Site icon Youth Ki Awaaz

How I Learnt To Accept And Celebrate My Bisexuality

By Srestha Bhattacharya:

It was easy to be attracted towards men. It was also the appropriate choice, apparently, and I believed the same. I believed it because everyone around me believed it. It seemed obvious and I did not question this obviousness.

I didn’t even know that my sexuality could be questioned. I knew homosexuality existed, but I was sure that it couldn’t touch me. The turning point, I think, was when a cousin told me that she enjoyed lesbian porn more. At that time, I was in class 9.

I never stopped after that day. I started with questioning the roots of my voyeuristic ventures, and by the time I had reached class 12, I was questioning my relationship with women.

I think I was always very doubtful about my sexual identity because I compared the feelings I had for men with what I had for women. I didn’t understand that my feelings were different because men and women were different and my experiences with them were different.

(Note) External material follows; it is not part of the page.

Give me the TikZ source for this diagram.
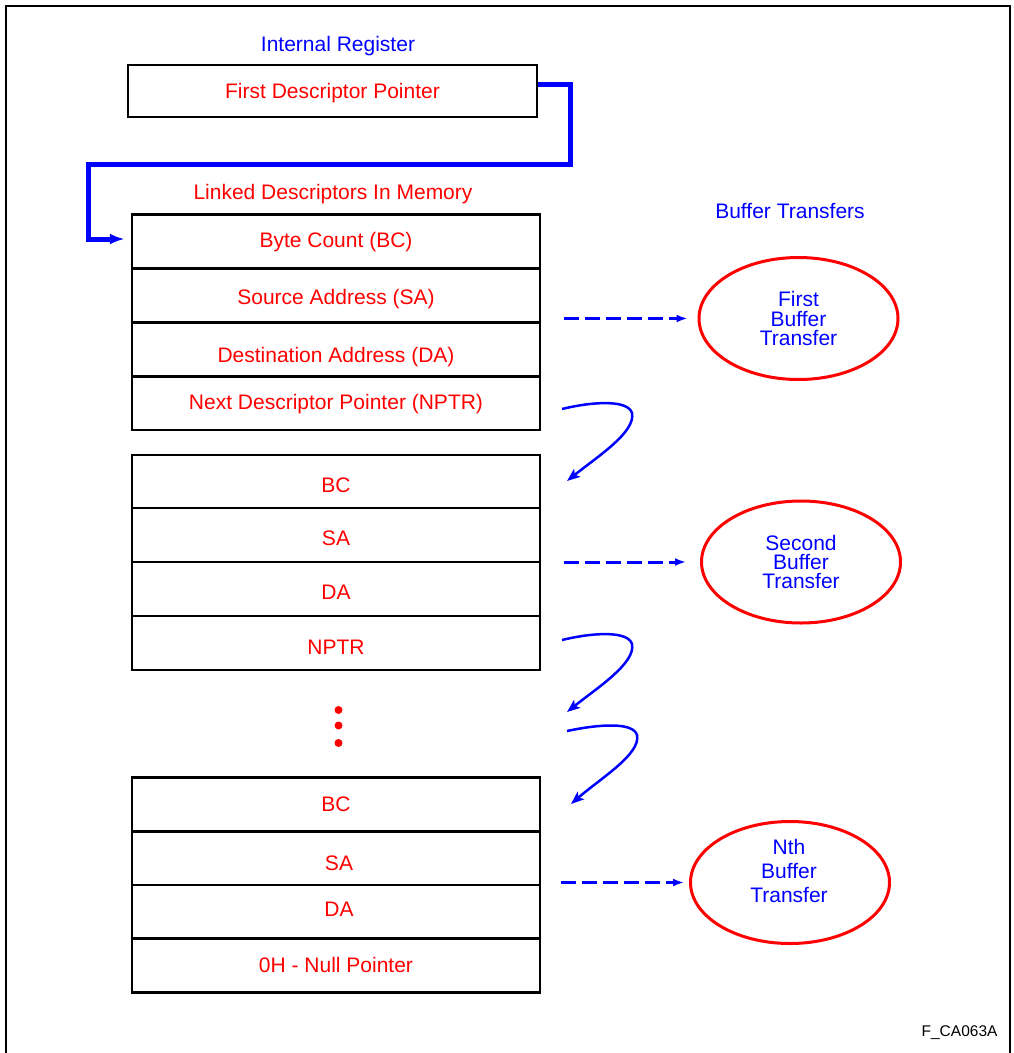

It was just so wrong of me to judge them on the same parameters. Just because I was more sexually attracted towards men, it did not mean that I wasn’t sexually attracted towards women.

There are many bisexual people who are attracted towards men and women equally, but I wasn’t one of them. I was able to realise that I had certain myths in my mind about the LGBTQIA+ community. I was a bisexual myself, but it took me years to understand that all bisexuals are not the same, just like all humans are not the same.

Most of my misconceptions were debunked in my sociology classes. As I read about queer theory, I became more motivated to understand ‘queer’ lives. I did not just want to comprehend my identity, but the lives of all those who refused to live within the confines of compulsory heterosexuality.

I was able to come to terms with my sexual orientation around the same time as I started noticing activism around queer issues. I realised that there was a great need to not just access spaces inclusive of LGBTQIA+ individuals for myself, but to create greater love among all people by reaching out to heteronormative people with queer experiences.

The Delhi University Queer Collective (DUQC) is among the few safe spaces I found for myself. Within few minutes of my interaction with the members of DUQC, I realised, each and every one of us was excited about “Pride”. After all, we all want to celebrate our ‘queerness’. We all want to destabilise the gender hierarchy. We all want to show our pride. And we will show it this year again. We won’t be afraid of anything, and we won’t allow anyone or anything to stop us.

What are your experiences of being queer, and tackling heteronormativity?